Bokeh is simply a phenomena based on the physics of light, lens aperture, etc. that causes the foreground and/or background of the picture to be out-of-focus. Now, if you’re a serious photographer or physicist, you can, perhaps, provide a much more detailed explanation in the comment section. But for the average person, bokeh simply means a blurring of the picture’s background as in the photograph above.

Now, there is “good” bokeh and “bad” bokeh. It depends on what effect you’re trying to accomplish. Take the photograph of the dandelion above. Yes, I tried to render the seeds in-focus while causing the background to be out-of-focus. Why? Again, glad you asked! I wanted the viewer’s eye to be drawn to the seeds of the dandelion and not get distracted by the background. I purposely blurred the background using a wide aperture setting on the camera. If I had inadvertently blurred the subject, that would be “bad” bokeh.

Now, some of you may prefer to have the entire picture in-focus. Obviously it’s personal a preference. You’re wrong of course, but you are entitled to a wrong opinion. Joking. … The point is this, I purposely worked to create a picture with the subject in focus and blur the rest of the picture, including the background. Most photography apps and software allow you to do this without playing with the camera settings. You can now do it easily after the fact.

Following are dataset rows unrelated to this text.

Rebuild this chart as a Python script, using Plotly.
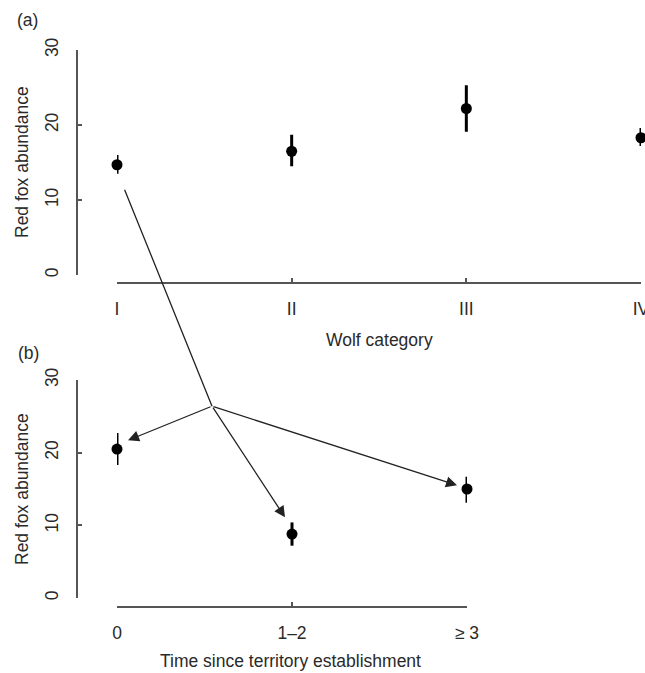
import plotly.graph_objects as go

# ---- data ----
wolf_categories = ["I", "II", "III", "IV"]
fox_mean_a = [14.7, 16.5, 22.2, 18.3]
fox_err_up_a = [1.3, 2.2, 3.1, 1.3]
fox_err_down_a = [1.2, 2.0, 3.1, 1.1]

time_categories = ["0", "1\u20132", "\u2265 3"]
fox_mean_b = [20.5, 8.8, 15.0]
fox_err_up_b = [2.2, 1.6, 1.7]
fox_err_down_b = [2.2, 1.6, 1.9]

y_ticks = [0, 10, 20, 30]

W, H = 645, 673
FONT = "Liberation Sans, Arial, Helvetica, sans-serif"
TXT = "#2a2a2a"
AX = "#555555"
FS = 17.5

def px(x):
    return x / W

def py(y):
    return 1 - y / H

fig = go.Figure()

fig.add_trace(go.Scatter(
    x=wolf_categories, y=fox_mean_a, mode="markers",
    marker=dict(color="black", size=11),
    error_y=dict(type="data", array=fox_err_up_a, arrayminus=fox_err_down_a,
                 width=0, thickness=3, color="black"),
    xaxis="x", yaxis="y", cliponaxis=False, showlegend=False))

fig.add_trace(go.Scatter(
    x=time_categories, y=fox_mean_b, mode="markers",
    marker=dict(color="black", size=11),
    error_y=dict(type="data", array=fox_err_up_b, arrayminus=fox_err_down_b,
                 width=0, thickness=3, color="black"),
    xaxis="x2", yaxis="y2", cliponaxis=False, showlegend=False))

common_y = dict(range=[0, 30], tickvals=y_ticks, ticks="inside", ticklen=4,
                tickwidth=1.5, tickcolor=AX, showline=True, linecolor=AX,
                linewidth=1.5, showgrid=False, zeroline=False, tickangle=-90,
                ticklabelstandoff=11, automargin=False,
                tickfont=dict(family=FONT, size=FS, color=TXT), anchor="free",
                position=px(77))
common_x = dict(type="category", ticks="inside", ticklen=4, tickwidth=1.5,
                tickcolor=AX, showline=True, linecolor=AX, linewidth=1.5,
                showgrid=False, zeroline=False, ticklabelstandoff=10,
                automargin=False,
                tickfont=dict(family=FONT, size=FS, color=TXT), anchor="free")

fig.update_layout(
    width=W, height=H,
    margin=dict(l=0, r=0, t=0, b=0, pad=0, autoexpand=False),
    paper_bgcolor="white", plot_bgcolor="white",
    xaxis=dict(common_x, domain=[px(117), px(641)], range=[0, 3], position=py(283)),
    yaxis=dict(common_y, domain=[py(275), py(50)]),
    xaxis2=dict(common_x, domain=[px(117), px(467)], range=[0, 2], position=py(607)),
    yaxis2=dict(common_y, domain=[py(598), py(380)]),
)

def label(text, x, y, angle=0, xanchor="center"):
    fig.add_annotation(text=text, x=px(x), y=py(y), xref="paper", yref="paper",
                       showarrow=False, textangle=angle, xanchor=xanchor,
                       yanchor="middle",
                       font=dict(family=FONT, size=FS, color=TXT))

label("(a)", 15, 20, xanchor="left")
label("(b)", 16, 353, xanchor="left")
label("Red fox abundance", 22, 162, angle=-90)
label("Red fox abundance", 22, 489, angle=-90)
label("Wolf category", 379, 340)
label("Time since territory establishment", 290, 661)

# arrows (in panel-b data coordinates)
junction = (0.543, 26.4)
ARR = "#222222"
# line from panel (a) category I down to junction
fig.add_annotation(x=junction[0], y=junction[1], ax=0.04, ay=56.4,
                   xref="x2", yref="y2", axref="x2", ayref="y2",
                   showarrow=True, arrowhead=0, arrowwidth=1.3, arrowcolor=ARR,
                   text="")
for hx, hy in [(0.063, 21.7), (0.96, 11.1), (1.943, 15.5)]:
    fig.add_annotation(x=hx, y=hy, ax=junction[0], ay=junction[1],
                       xref="x2", yref="y2", axref="x2", ayref="y2",
                       showarrow=True, arrowhead=2, arrowsize=1.7,
                       arrowwidth=1.3, arrowcolor=ARR, text="")

fig.write_html("out.html")
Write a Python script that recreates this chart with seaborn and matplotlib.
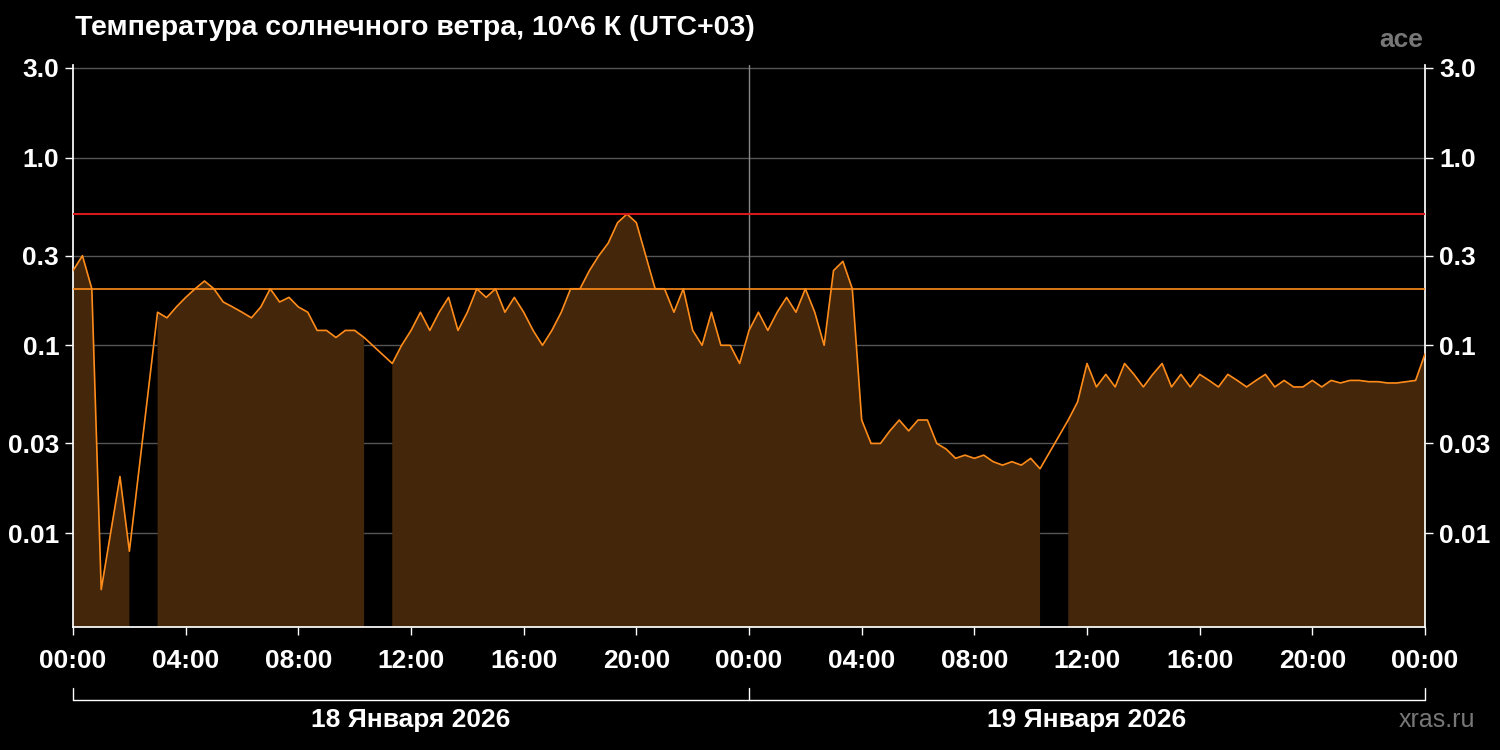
import numpy as np
import pandas as pd
import matplotlib
matplotlib.use("Agg")
import matplotlib.pyplot as plt
import seaborn as sns

nan = np.nan
# Solar wind temperature, 10^6 K, sampled every 20 minutes from 18 Jan 00:00 to 20 Jan 00:00
temp_day1 = [0.25,0.3,0.2,0.005,0.01,0.02,0.008,nan,nan,0.15,0.14,0.16,0.18,0.2,0.22,0.2,0.17,0.16,
             0.15,0.14,0.16,0.2,0.17,0.18,0.16,0.15,0.12,0.12,0.11,0.12,0.12,0.11,nan,nan,0.08,0.1,
             0.12,0.15,0.12,0.15,0.18,0.12,0.15,0.2,0.18,0.2,0.15,0.18,0.15,0.12,0.1,0.12,0.15,0.2,
             0.2,0.25,0.3,0.35,0.45,0.5,0.45,0.3,0.2,0.2,0.15,0.2,0.12,0.1,0.15,0.1,0.1,0.08]
temp_day2 = [0.12,0.15,0.12,0.15,0.18,0.15,0.2,0.15,0.1,0.25,0.28,0.2,0.04,0.03,0.03,0.035,0.04,0.035,
             0.04,0.04,0.03,0.028,0.025,0.026,0.025,0.026,0.024,0.023,0.024,0.023,0.025,0.022,nan,nan,0.04,0.05,
             0.08,0.06,0.07,0.06,0.08,0.07,0.06,0.07,0.08,0.06,0.07,0.06,0.07,0.065,0.06,0.07,0.065,0.06,
             0.065,0.07,0.06,0.065,0.06,0.06,0.065,0.06,0.065,0.063,0.065,0.065,0.064,0.064,0.063,0.063,0.064,0.065,0.09]
values = temp_day1 + temp_day2
hours = np.arange(len(values)) * 20 / 60.0
tick_hours = list(range(0, 49, 4))
tick_labels = ["00:00","04:00","08:00","12:00","16:00","20:00","00:00","04:00","08:00","12:00","16:00","20:00","00:00"]
y_ticks = [0.01, 0.03, 0.1, 0.3, 1.0, 3.0]
y_labels = ["0.01","0.03","0.1","0.3","1.0","3.0"]
red_level, orange_level = 0.5, 0.2
dates = ["18 Января 2026", "19 Января 2026"]

df = pd.DataFrame({"h": hours, "t": values})
ybot = 0.00316

sns.set_theme(style="dark")
plt.rcParams['font.family'] = ['Liberation Sans', 'DejaVu Sans']
fig = plt.figure(figsize=(15, 7.5), dpi=100, facecolor="black")
ax = fig.add_axes([0.0487, 0.164, 0.9013, 0.749])
ax.set_facecolor("black")
ax.set_yscale("log")
ax.set_ylim(ybot, 3.1)
ax.set_xlim(0, 48)
for y in y_ticks:
    ax.axhline(y, color="#555555", lw=1, zorder=1)
ax.axvline(24, color="#888888", lw=1, zorder=1)
ax.fill_between(df["h"], ybot, df["t"], color="#44260a", lw=0, zorder=2)
sns.lineplot(data=df, x="h", y="t", ax=ax, color="#ff8c1a", lw=1.2, zorder=3)
ax.axhline(red_level, color="#d41a1a", lw=1.5, zorder=4)
ax.axhline(orange_level, color="#ff8c1a", lw=1.2, zorder=4)
ax.set_xlabel(""); ax.set_ylabel("")
ax.set_xticks(tick_hours)
ax.set_xticklabels(tick_labels, color="white", fontsize=19, fontweight="bold")
ax.set_yticks(y_ticks)
ax.set_yticklabels(y_labels, color="white", fontsize=19, fontweight="bold")
ax.minorticks_off()
ax.tick_params(axis="both", colors="white", length=6, width=1, direction="out", bottom=True, left=True)
ax.tick_params(axis="y", labelright=True, right=True, labelcolor="white", pad=4)
ax.tick_params(axis="x", pad=10)
for s in ax.spines.values():
    s.set_visible(False)
ax.spines["left"].set_visible(True); ax.spines["left"].set_color("white")
ax.spines["right"].set_visible(True); ax.spines["right"].set_color("white")
ax.spines["bottom"].set_visible(True); ax.spines["bottom"].set_color("white")
ax.grid(False)

# date bracket
yb = (750 - 700) / 750
x0, x1 = 0.0487, 0.95
xm = (x0 + x1) / 2
fig.add_artist(plt.Line2D([x0, x1], [yb, yb], color="white", lw=1))
for xx in (x0, xm, x1):
    fig.add_artist(plt.Line2D([xx, xx], [yb, yb + 0.016], color="white", lw=1))
fig.text((x0 + xm) / 2, (750 - 720) / 750, dates[0], color="white", fontsize=19, fontweight="bold", ha="center", va="center")
fig.text((xm + x1) / 2, (750 - 720) / 750, dates[1], color="white", fontsize=19, fontweight="bold", ha="center", va="center")

fig.text(75 / 1500, (750 - 28) / 750, "Температура солнечного ветра, 10^6 К (UTC+03)", color="white",
         fontsize=20.5, fontweight="bold", ha="left", va="center")
fig.text(1423 / 1500, (750 - 40) / 750, "ace", color="#777777", fontsize=19, fontweight="bold", ha="right", va="center")
fig.text(1475 / 1500, (750 - 720) / 750, "xras.ru", color="#777777", fontsize=18, ha="right", va="center")

fig.savefig("out.png", dpi=100, facecolor="black")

World-class leadership, as already noted, requires an ability to “blur” distractions, things that aren’t critically important. As a business executive, mother, husband, teacher, policeman, sales rep, or whatever your role (or multiple roles), you have many competing priorities. You have many tasks. You have many “customers” or “stakeholders.” You have a lot of things coming at you daily, even hourly. To be effective, there are times when you must multitask. When many things need to be in-focus. Yet there are also times when a person, a task, a conversation, a project, or a prayer needs to be in-focus. When you need to blur everything else, all the distractions. The foreground, the background, the sideground (ok, I made that up). When everything but the object of your concentration needs to be out-of-focus so that you can concentrate on the main thing, the critical thing, the thing that needs to be in-focus.

With the right camera/lens or the right software, you can create/use bokeh to soften the distracting surroundings and cause the subject to “pop” out. In our real lives, it can be a bit harder. Maybe tremendously harder. Having skills to help you focus are critically important so that you don’t get overwhelmed. So that you can weather the storm. So that you can heal a wound. So that you can encourage a friend, family member, or colleague. So that you can address the top priorities first, before moving onto the mundane.

Don’t allow the minutia or what I call “administrivia” to distract you. Focus. Focus on the main task. The main person. The main action. Then, IF there’s time, roll up your sleeves, grab a cup of Joe or a Diet Coke and deal with the rest, but only after you’ve focused on, and successfully dealt with, the main subject, the main priorities.

What tips or suggestions do you have for helping acquire and maintain focus in a sea of competing distractions? How do you blur the background? What has worked for you? Or failed?

As always, the floor is open to your comments, suggestions, thoughts, and feedback.